Saturday, August 8, 2020

Back to the Park

 On the fourth Sunday of March, we concluded that Rock Creek Park was not a good place to run. The closing of sports leagues, museums, movies, etc. had made Beach Drive even fuller than it usually is on weekends. We had hoped to find room for social distance, but we found crowds for jostling.

Today we went back for another look, figuring that many households leave Washington in August. There were many fewer persons on Beach Drive, but there were still plenty. Few, walking, running, or bicycling wore masks. (I did not wear a mask except on the way down, for wearing it while exercising fogs my glasses.) Still, there was usually room enough to pass or be passed at reasonable distance. It was good to be able to run up Ross Drive from near the police station to equitation ring again. Will we go back tomorrow? I don't know.

Tuesday, August 4, 2020

CSIRO and the Golden Age

Among the features of the renewed Golden Age predicted in Virgil's fourth eclogue is pre-dyed wool: the sheep will grow it colored, apparently by managing their diets. Now the Commonwealth Industrial and Scientific Research Organization (CSIRO), Australia's national research organization, has discovered how to grow colored cotton. (No, cotton is not wool; but white must be much the best color for a sheep in an Australian summer.) Will CSIRO show how to produce honey from oaks next?


Sunday, August 2, 2020

Controlling Events

Happening to browse in Peter Green's Alexander to Actium, in the chapter "The Road to Sellasia", I noticed
[Cleomenes] pressured Argos into accepting a garrison and an alliance; he captured Corinth and seemed all too likely to capture the Acrocorinth as well. When he demanded its surrender from Aratus (it still had an Achaean garrison), Aratus replied, and afterwards recorded the reply in his Memoirs, that he "did not control events, but rather was controlled by them," a response that Cleomenes regarded as frivolous, and that angered him into further aggression, this time against Aratus's own home town of Sicyon.
 In the end note, Green refers to Plutarch's lives of Aratus and Cleomenes.

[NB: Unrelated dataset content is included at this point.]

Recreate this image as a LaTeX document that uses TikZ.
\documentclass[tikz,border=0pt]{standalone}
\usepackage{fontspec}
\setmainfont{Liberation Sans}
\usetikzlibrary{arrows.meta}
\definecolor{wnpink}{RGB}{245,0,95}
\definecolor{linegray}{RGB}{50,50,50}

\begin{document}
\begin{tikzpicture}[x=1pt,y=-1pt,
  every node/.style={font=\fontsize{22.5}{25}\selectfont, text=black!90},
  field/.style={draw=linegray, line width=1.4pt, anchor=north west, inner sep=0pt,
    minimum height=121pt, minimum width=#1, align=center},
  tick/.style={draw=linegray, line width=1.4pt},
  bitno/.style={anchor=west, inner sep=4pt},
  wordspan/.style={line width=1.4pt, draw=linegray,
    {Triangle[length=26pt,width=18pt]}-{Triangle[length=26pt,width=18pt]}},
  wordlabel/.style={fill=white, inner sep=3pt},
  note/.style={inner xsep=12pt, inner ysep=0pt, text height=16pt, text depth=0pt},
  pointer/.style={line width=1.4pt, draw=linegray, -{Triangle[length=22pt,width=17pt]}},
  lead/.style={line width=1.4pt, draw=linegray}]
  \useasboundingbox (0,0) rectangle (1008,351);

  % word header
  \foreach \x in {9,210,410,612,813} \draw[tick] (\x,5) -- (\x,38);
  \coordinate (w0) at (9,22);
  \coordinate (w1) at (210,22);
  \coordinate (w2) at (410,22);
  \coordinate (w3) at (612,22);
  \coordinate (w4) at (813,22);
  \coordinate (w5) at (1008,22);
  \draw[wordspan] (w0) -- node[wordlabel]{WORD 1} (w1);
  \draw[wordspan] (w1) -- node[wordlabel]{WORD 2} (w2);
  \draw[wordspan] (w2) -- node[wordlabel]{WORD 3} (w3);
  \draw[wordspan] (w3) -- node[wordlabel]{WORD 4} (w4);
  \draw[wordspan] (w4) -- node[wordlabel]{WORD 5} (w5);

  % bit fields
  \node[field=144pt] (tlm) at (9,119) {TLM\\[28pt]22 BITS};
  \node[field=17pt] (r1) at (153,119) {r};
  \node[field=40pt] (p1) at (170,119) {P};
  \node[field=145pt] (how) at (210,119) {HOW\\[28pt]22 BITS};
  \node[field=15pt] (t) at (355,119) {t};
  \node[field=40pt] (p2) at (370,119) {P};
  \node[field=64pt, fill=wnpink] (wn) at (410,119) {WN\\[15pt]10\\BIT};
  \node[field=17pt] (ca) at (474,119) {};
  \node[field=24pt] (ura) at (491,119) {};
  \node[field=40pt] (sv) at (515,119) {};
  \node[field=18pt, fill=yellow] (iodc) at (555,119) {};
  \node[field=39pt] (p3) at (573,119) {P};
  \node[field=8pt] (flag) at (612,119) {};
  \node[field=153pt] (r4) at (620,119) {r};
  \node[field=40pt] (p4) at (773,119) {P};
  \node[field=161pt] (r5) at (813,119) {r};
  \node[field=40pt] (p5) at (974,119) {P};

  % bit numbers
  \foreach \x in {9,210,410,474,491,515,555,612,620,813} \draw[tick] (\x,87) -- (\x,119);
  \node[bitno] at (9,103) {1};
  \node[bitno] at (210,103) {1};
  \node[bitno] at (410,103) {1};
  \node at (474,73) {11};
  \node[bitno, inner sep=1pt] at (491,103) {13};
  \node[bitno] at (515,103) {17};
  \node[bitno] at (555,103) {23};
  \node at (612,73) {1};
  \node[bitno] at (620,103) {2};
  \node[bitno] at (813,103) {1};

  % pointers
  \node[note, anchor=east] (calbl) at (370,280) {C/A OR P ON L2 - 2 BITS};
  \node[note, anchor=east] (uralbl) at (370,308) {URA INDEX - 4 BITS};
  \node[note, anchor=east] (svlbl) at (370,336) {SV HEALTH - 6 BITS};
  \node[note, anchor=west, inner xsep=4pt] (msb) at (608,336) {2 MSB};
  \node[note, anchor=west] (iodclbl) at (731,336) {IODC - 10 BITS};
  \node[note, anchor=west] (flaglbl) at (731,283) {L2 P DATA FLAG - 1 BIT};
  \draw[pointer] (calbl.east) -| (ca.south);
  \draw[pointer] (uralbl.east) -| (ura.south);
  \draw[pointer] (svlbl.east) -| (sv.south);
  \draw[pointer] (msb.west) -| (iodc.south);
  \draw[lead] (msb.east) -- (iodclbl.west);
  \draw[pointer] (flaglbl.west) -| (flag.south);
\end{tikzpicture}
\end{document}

On April 4, 1864, Abraham Lincoln wrote to Albert Hodges a letter concerning the course of his policy toward emancipation, and including the sentences
In telling this tale I attempt no compliment to my own sagacity. I claim not to have controlled events, but confess plainly that events have controlled me.
Had Lincoln encountered Aratus's statement in Plutarch? Apparently he secured and read a copy of Plutarch's Lives after a campaign biography stated that he had read it. (The author made his statement on the grounds that "almost every boy in the West in the early days did read Plutarch"--but did they read all of Plutarch's lives or just the lives of the biggest names?) If in fact Aratus was in the back of his mind, I must say that Lincoln improved on him.